Washington: An Indian has been arrested in the US on charges of fraud for stealing at least USD 8,00,000 from more than 400 victims, mostly of Indian descent, through a provisional ‘credit’ scheme.
Kishore Babu Ammisetti, 30, who has been charged by federal criminal complaint with fraud offenses stemming from an alleged provisional credit scheme, was arrested January 25.
Ammisetti, appeared Wednesday before US Magistrate Judge Donna Martinez in Hartford, Connecticut. He was ordered detained. Federal prosecutors said that Ammisetti entered the US in 2013 on a student visa, which was revoked in 2014.

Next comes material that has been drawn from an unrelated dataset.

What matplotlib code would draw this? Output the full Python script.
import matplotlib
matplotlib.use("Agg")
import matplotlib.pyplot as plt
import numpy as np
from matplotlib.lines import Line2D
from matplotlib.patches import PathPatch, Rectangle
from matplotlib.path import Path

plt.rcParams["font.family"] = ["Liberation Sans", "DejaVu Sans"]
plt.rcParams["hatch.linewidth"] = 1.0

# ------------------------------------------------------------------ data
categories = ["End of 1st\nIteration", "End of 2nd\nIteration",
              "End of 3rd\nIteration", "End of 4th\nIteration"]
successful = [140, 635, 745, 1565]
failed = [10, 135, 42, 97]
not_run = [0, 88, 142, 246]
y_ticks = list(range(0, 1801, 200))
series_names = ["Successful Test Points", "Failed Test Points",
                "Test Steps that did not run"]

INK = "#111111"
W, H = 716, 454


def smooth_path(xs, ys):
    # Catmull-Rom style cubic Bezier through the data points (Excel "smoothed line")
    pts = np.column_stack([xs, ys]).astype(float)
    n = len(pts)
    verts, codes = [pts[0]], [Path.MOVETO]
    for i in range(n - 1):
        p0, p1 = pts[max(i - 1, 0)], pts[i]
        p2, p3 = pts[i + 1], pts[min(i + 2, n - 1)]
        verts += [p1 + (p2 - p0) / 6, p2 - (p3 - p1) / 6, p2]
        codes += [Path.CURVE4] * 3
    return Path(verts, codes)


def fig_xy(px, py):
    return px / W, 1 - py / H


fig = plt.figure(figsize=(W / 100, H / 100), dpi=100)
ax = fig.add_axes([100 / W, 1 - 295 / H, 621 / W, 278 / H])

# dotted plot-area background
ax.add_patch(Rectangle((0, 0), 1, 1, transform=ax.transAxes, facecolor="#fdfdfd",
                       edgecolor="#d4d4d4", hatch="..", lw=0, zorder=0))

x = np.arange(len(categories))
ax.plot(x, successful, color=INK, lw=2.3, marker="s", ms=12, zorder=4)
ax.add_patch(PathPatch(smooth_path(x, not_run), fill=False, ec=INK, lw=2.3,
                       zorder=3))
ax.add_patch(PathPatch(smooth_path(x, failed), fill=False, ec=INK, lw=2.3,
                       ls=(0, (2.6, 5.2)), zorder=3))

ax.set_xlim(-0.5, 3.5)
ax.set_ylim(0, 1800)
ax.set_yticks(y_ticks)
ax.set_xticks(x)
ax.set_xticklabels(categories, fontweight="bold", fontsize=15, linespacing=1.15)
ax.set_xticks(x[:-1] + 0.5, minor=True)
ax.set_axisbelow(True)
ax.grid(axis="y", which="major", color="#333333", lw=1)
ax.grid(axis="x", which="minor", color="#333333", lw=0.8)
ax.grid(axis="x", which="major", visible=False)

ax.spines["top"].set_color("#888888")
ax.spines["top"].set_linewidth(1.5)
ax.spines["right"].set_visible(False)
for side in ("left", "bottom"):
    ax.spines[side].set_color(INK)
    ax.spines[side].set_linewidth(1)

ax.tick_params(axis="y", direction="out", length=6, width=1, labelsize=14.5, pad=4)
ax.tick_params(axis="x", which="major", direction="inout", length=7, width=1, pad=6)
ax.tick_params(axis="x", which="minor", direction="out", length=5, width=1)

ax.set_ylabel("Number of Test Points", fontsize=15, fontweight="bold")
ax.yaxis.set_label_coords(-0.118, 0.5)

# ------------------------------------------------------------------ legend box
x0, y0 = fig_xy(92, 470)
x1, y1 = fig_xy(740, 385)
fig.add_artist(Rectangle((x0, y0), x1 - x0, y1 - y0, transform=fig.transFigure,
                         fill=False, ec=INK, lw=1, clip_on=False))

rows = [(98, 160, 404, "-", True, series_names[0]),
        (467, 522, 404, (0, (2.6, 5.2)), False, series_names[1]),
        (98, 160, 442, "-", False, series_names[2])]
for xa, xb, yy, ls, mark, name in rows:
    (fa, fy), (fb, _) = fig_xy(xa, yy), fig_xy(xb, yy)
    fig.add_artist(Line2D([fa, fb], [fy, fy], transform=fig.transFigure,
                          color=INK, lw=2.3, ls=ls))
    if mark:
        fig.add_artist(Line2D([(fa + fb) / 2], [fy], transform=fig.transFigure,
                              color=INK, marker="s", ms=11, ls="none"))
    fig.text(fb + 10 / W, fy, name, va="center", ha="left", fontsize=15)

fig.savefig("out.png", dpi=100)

Ammisetti used ‘Facebook Marketplace’ and other media platforms to victimise individuals, primarily of Indian decent, who advertised items for sale or rooms for rent.
Through this scheme, Ammisetti would contact a victim to express interest in purchasing an item or renting a room. He would then gather the victim’s bank account information and other personal information under the guise of making a deposit to the victim’s bank account. He also would offer to provide a ‘deposit’ directly into the victim’s account via a Peer-to-Peer (P2P) transfer.

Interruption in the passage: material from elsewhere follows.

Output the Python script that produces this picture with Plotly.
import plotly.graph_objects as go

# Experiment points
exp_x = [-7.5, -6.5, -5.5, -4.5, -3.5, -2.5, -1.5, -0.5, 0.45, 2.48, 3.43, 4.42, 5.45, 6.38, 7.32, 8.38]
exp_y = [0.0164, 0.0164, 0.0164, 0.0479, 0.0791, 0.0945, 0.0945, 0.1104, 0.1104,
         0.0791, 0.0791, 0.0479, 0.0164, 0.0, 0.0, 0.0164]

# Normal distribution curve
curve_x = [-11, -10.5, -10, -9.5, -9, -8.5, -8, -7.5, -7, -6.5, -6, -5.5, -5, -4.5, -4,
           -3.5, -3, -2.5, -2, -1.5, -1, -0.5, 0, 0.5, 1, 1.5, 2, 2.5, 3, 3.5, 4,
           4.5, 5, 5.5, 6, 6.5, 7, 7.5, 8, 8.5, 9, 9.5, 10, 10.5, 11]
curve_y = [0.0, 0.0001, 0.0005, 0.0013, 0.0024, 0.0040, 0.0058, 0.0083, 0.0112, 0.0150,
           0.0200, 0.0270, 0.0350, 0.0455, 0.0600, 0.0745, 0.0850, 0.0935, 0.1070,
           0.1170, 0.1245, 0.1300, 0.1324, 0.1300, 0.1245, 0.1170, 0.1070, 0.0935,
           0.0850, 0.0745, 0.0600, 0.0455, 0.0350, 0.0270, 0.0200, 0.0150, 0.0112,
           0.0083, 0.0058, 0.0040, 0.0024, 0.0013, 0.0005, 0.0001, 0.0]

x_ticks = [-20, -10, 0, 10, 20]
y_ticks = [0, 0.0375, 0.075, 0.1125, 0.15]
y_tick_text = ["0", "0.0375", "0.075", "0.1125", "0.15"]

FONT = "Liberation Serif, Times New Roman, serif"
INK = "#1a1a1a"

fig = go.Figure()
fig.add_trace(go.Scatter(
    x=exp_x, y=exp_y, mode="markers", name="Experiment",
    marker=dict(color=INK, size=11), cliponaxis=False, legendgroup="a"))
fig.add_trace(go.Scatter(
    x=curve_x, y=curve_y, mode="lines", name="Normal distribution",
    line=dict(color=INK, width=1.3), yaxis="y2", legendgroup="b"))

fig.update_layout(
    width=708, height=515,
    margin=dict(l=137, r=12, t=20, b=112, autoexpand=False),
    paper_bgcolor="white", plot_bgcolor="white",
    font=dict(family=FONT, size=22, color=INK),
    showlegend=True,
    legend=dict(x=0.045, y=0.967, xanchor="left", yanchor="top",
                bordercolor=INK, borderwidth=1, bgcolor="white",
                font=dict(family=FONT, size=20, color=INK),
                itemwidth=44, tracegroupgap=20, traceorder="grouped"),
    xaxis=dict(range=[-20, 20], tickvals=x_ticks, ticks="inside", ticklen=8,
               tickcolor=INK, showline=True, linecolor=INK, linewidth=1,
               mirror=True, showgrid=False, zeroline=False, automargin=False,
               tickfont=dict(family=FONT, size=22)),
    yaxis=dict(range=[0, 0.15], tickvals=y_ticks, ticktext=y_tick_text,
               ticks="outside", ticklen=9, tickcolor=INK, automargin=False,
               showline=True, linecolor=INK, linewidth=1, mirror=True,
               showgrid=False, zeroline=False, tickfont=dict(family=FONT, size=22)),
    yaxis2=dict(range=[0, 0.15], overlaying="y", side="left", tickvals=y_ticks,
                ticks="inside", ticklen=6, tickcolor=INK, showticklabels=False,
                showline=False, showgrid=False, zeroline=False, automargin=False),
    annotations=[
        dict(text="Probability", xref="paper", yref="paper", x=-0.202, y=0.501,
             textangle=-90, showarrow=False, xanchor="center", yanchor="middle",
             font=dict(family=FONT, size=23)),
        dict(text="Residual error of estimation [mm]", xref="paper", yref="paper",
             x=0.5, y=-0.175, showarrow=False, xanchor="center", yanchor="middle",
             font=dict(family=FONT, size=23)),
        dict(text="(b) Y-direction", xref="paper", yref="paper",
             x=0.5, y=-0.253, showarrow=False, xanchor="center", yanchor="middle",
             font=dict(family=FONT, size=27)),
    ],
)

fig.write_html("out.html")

Ammisetti would then contact the victim’s bank and, himself posing as the person who has been duped, would claim to have made an ATM deposit that did not register on the victim’s bank account.
While researching the ‘unregistered deposit’, the bank would credit the victim’s account with a provisional credit, the complaint said.
Ammisetti would then contact the victim and claim that the provisional credit to the victim’s bank account was a mistaken transfer by Ammisetti. He would then request either a full or partial refund of that money, which the victim would provide via a P2P transfer.
After the bank determined that there was no unregistered deposit to the victim’s account, the funds provided as a provisional credit would be removed from the account, federal prosecutors informed.